**Data extract:**
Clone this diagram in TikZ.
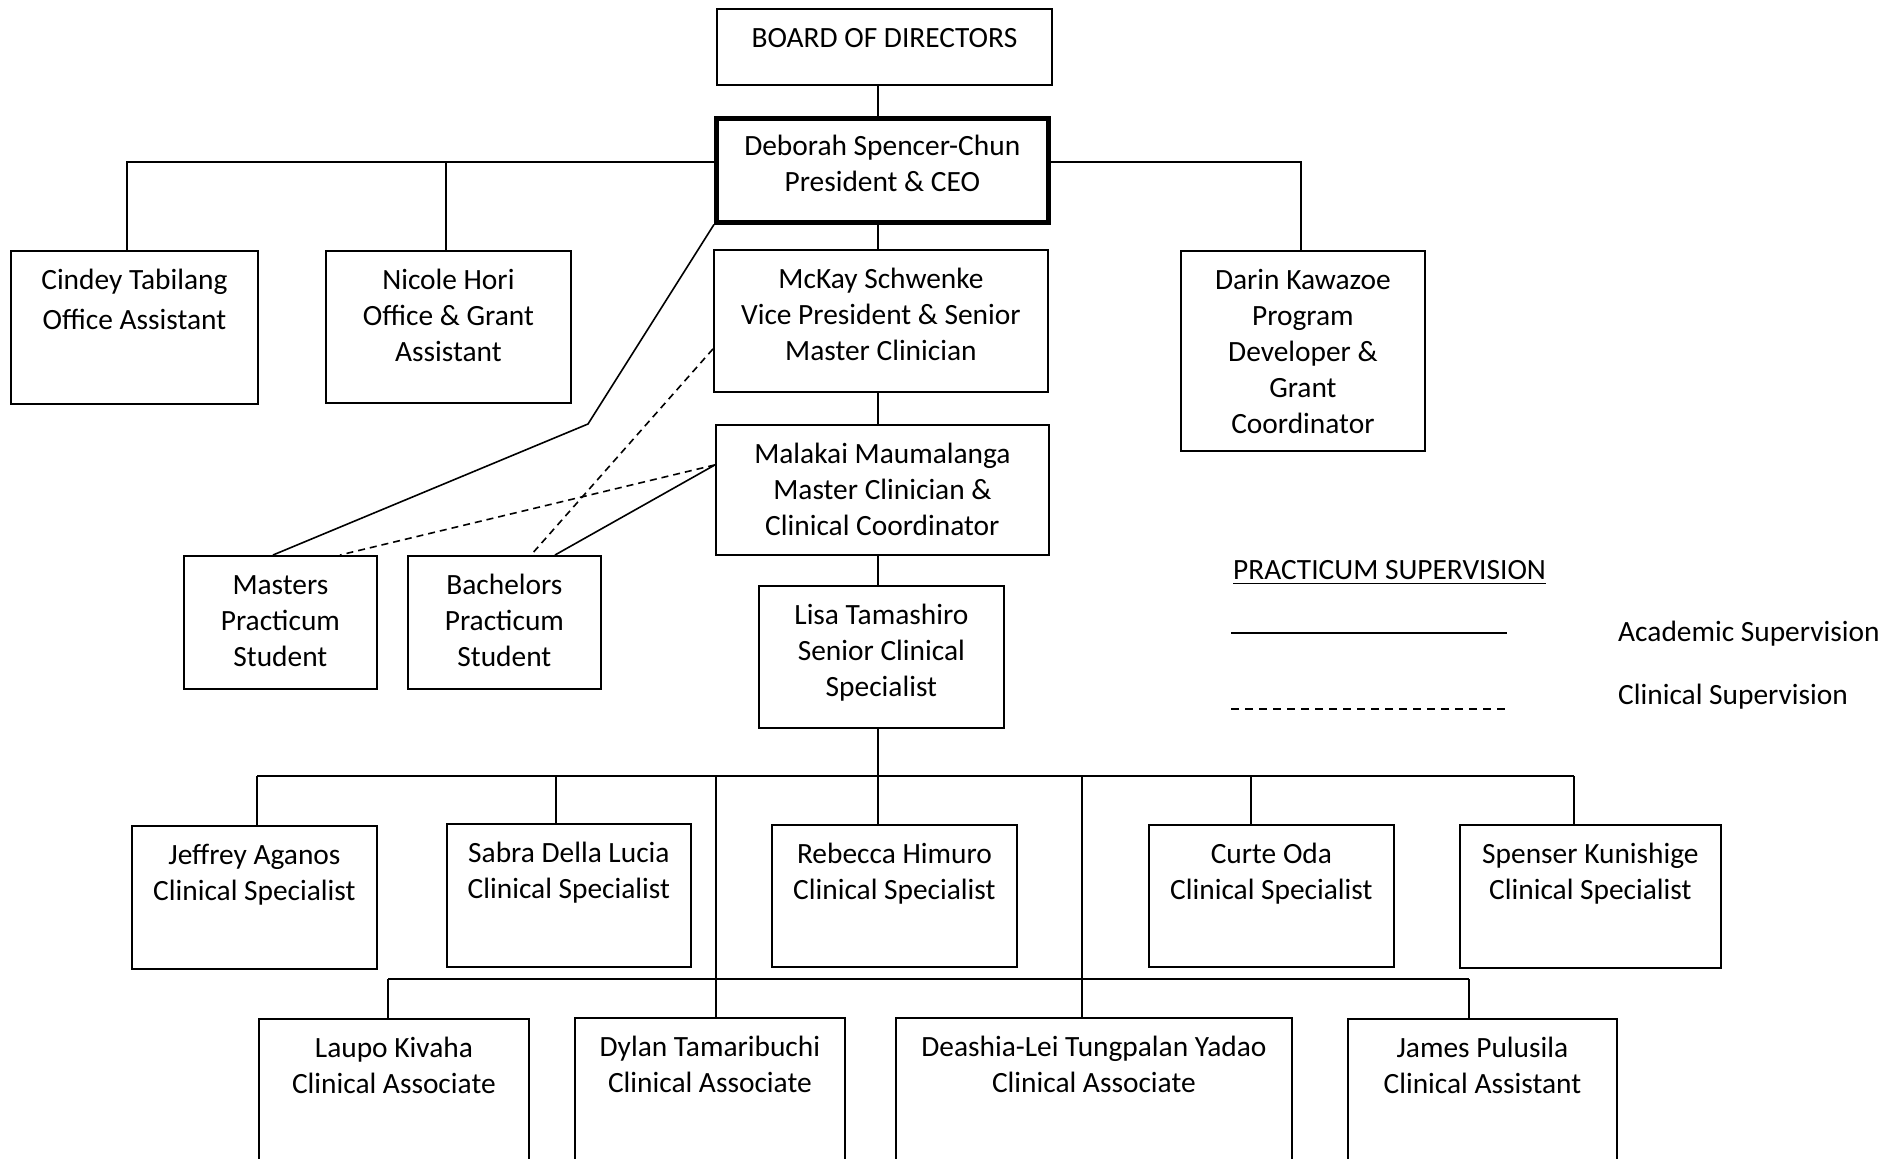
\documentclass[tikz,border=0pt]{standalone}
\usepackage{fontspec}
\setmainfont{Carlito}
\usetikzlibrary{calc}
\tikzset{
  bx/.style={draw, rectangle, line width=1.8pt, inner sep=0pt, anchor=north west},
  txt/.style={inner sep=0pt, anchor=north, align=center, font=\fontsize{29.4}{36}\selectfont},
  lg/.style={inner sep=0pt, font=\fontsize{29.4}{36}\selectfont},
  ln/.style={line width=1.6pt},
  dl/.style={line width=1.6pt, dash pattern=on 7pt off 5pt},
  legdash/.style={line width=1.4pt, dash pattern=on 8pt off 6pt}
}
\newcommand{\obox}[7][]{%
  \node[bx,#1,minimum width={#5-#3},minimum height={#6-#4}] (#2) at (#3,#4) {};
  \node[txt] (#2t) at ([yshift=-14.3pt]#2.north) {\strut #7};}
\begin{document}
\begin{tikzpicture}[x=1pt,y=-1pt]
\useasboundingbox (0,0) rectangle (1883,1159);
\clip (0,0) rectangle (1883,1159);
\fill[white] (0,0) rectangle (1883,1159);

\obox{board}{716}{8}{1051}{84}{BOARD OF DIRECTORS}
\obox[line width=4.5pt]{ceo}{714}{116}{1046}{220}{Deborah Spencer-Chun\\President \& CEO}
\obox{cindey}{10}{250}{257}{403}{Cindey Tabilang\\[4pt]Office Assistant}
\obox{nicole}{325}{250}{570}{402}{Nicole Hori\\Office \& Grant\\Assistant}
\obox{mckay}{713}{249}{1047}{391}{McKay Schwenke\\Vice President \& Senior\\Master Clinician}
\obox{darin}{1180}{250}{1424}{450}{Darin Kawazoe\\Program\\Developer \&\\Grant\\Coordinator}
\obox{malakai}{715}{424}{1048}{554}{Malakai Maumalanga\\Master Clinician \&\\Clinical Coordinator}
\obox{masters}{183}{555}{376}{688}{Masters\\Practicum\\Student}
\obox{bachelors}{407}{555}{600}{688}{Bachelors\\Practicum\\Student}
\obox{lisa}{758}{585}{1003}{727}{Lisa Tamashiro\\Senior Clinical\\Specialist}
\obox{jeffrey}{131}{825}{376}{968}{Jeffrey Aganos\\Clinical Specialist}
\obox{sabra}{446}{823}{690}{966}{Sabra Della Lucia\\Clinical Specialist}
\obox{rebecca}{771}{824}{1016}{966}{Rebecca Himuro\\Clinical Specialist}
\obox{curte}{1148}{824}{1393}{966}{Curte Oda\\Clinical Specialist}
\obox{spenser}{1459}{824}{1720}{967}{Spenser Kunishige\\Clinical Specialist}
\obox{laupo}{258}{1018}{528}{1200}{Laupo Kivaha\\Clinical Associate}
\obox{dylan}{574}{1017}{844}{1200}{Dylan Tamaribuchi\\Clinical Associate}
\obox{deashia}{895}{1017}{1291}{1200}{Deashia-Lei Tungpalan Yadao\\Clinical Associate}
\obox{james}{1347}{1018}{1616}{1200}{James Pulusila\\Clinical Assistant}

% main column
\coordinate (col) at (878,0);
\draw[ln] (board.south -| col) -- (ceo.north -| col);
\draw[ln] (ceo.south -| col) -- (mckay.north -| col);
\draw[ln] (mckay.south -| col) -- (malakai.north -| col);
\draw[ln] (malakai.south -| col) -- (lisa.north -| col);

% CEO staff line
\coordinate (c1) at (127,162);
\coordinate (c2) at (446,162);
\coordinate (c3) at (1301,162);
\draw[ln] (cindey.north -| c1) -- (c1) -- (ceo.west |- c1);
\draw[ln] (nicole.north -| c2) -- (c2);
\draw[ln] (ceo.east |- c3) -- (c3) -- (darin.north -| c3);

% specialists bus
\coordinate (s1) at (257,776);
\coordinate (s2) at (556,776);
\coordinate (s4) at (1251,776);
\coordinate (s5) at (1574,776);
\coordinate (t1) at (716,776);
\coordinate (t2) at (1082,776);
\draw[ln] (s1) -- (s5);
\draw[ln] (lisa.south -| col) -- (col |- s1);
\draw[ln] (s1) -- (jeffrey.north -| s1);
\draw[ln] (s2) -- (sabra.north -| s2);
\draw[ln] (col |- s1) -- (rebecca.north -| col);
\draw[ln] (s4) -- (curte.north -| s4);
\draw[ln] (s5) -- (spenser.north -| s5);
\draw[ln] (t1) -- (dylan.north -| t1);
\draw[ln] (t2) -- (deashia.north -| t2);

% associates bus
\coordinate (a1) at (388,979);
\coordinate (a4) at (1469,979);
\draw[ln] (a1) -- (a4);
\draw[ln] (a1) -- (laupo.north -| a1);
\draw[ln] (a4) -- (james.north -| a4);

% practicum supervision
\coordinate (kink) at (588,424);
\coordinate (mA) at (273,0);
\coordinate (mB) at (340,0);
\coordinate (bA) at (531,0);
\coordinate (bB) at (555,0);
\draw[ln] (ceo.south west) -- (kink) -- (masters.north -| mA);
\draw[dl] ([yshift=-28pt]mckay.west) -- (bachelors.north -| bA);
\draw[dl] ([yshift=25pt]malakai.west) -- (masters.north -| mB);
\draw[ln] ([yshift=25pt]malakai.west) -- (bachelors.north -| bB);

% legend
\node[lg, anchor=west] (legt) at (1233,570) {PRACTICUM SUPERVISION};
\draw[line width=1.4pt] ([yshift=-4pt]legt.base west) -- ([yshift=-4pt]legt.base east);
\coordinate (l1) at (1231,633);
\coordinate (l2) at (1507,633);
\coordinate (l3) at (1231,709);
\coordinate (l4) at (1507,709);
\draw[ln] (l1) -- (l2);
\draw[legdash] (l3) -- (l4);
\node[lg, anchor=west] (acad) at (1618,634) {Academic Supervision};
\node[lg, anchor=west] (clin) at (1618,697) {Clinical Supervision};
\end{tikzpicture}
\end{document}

**Written exercise:** Omit the pictures and output all of the other material exactly.

**Exercise solution:**
Clone this diagram in TikZ.
\documentclass[tikz,border=0pt]{standalone}
\usepackage{fontspec}
\setmainfont{Carlito}
\usetikzlibrary{calc}
\tikzset{
  bx/.style={draw, rectangle, line width=1.8pt, inner sep=0pt, anchor=north west},
  txt/.style={inner sep=0pt, anchor=north, align=center, font=\fontsize{29.4}{36}\selectfont},
  lg/.style={inner sep=0pt, font=\fontsize{29.4}{36}\selectfont},
  ln/.style={line width=1.6pt},
  dl/.style={line width=1.6pt, dash pattern=on 7pt off 5pt},
  legdash/.style={line width=1.4pt, dash pattern=on 8pt off 6pt}
}
\newcommand{\obox}[7][]{%
  \node[bx,#1,minimum width={#5-#3},minimum height={#6-#4}] (#2) at (#3,#4) {};
  \node[txt] (#2t) at ([yshift=-14.3pt]#2.north) {\strut #7};}
\begin{document}
\begin{tikzpicture}[x=1pt,y=-1pt]
\useasboundingbox (0,0) rectangle (1883,1159);
\clip (0,0) rectangle (1883,1159);
\fill[white] (0,0) rectangle (1883,1159);

\obox{board}{716}{8}{1051}{84}{BOARD OF DIRECTORS}
\obox[line width=4.5pt]{ceo}{714}{116}{1046}{220}{Deborah Spencer-Chun\\President \& CEO}
\obox{cindey}{10}{250}{257}{403}{Cindey Tabilang\\[4pt]Office Assistant}
\obox{nicole}{325}{250}{570}{402}{Nicole Hori\\Office \& Grant\\Assistant}
\obox{mckay}{713}{249}{1047}{391}{McKay Schwenke\\Vice President \& Senior\\Master Clinician}
\obox{darin}{1180}{250}{1424}{450}{Darin Kawazoe\\Program\\Developer \&\\Grant\\Coordinator}
\obox{malakai}{715}{424}{1048}{554}{Malakai Maumalanga\\Master Clinician \&\\Clinical Coordinator}
\obox{masters}{183}{555}{376}{688}{Masters\\Practicum\\Student}
\obox{bachelors}{407}{555}{600}{688}{Bachelors\\Practicum\\Student}
\obox{lisa}{758}{585}{1003}{727}{Lisa Tamashiro\\Senior Clinical\\Specialist}
\obox{jeffrey}{131}{825}{376}{968}{Jeffrey Aganos\\Clinical Specialist}
\obox{sabra}{446}{823}{690}{966}{Sabra Della Lucia\\Clinical Specialist}
\obox{rebecca}{771}{824}{1016}{966}{Rebecca Himuro\\Clinical Specialist}
\obox{curte}{1148}{824}{1393}{966}{Curte Oda\\Clinical Specialist}
\obox{spenser}{1459}{824}{1720}{967}{Spenser Kunishige\\Clinical Specialist}
\obox{laupo}{258}{1018}{528}{1200}{Laupo Kivaha\\Clinical Associate}
\obox{dylan}{574}{1017}{844}{1200}{Dylan Tamaribuchi\\Clinical Associate}
\obox{deashia}{895}{1017}{1291}{1200}{Deashia-Lei Tungpalan Yadao\\Clinical Associate}
\obox{james}{1347}{1018}{1616}{1200}{James Pulusila\\Clinical Assistant}

% main column
\coordinate (col) at (878,0);
\draw[ln] (board.south -| col) -- (ceo.north -| col);
\draw[ln] (ceo.south -| col) -- (mckay.north -| col);
\draw[ln] (mckay.south -| col) -- (malakai.north -| col);
\draw[ln] (malakai.south -| col) -- (lisa.north -| col);

% CEO staff line
\coordinate (c1) at (127,162);
\coordinate (c2) at (446,162);
\coordinate (c3) at (1301,162);
\draw[ln] (cindey.north -| c1) -- (c1) -- (ceo.west |- c1);
\draw[ln] (nicole.north -| c2) -- (c2);
\draw[ln] (ceo.east |- c3) -- (c3) -- (darin.north -| c3);

% specialists bus
\coordinate (s1) at (257,776);
\coordinate (s2) at (556,776);
\coordinate (s4) at (1251,776);
\coordinate (s5) at (1574,776);
\coordinate (t1) at (716,776);
\coordinate (t2) at (1082,776);
\draw[ln] (s1) -- (s5);
\draw[ln] (lisa.south -| col) -- (col |- s1);
\draw[ln] (s1) -- (jeffrey.north -| s1);
\draw[ln] (s2) -- (sabra.north -| s2);
\draw[ln] (col |- s1) -- (rebecca.north -| col);
\draw[ln] (s4) -- (curte.north -| s4);
\draw[ln] (s5) -- (spenser.north -| s5);
\draw[ln] (t1) -- (dylan.north -| t1);
\draw[ln] (t2) -- (deashia.north -| t2);

% associates bus
\coordinate (a1) at (388,979);
\coordinate (a4) at (1469,979);
\draw[ln] (a1) -- (a4);
\draw[ln] (a1) -- (laupo.north -| a1);
\draw[ln] (a4) -- (james.north -| a4);

% practicum supervision
\coordinate (kink) at (588,424);
\coordinate (mA) at (273,0);
\coordinate (mB) at (340,0);
\coordinate (bA) at (531,0);
\coordinate (bB) at (555,0);
\draw[ln] (ceo.south west) -- (kink) -- (masters.north -| mA);
\draw[dl] ([yshift=-28pt]mckay.west) -- (bachelors.north -| bA);
\draw[dl] ([yshift=25pt]malakai.west) -- (masters.north -| mB);
\draw[ln] ([yshift=25pt]malakai.west) -- (bachelors.north -| bB);

% legend
\node[lg, anchor=west] (legt) at (1233,570) {PRACTICUM SUPERVISION};
\draw[line width=1.4pt] ([yshift=-4pt]legt.base west) -- ([yshift=-4pt]legt.base east);
\coordinate (l1) at (1231,633);
\coordinate (l2) at (1507,633);
\coordinate (l3) at (1231,709);
\coordinate (l4) at (1507,709);
\draw[ln] (l1) -- (l2);
\draw[legdash] (l3) -- (l4);
\node[lg, anchor=west] (acad) at (1618,634) {Academic Supervision};
\node[lg, anchor=west] (clin) at (1618,697) {Clinical Supervision};
\end{tikzpicture}
\end{document}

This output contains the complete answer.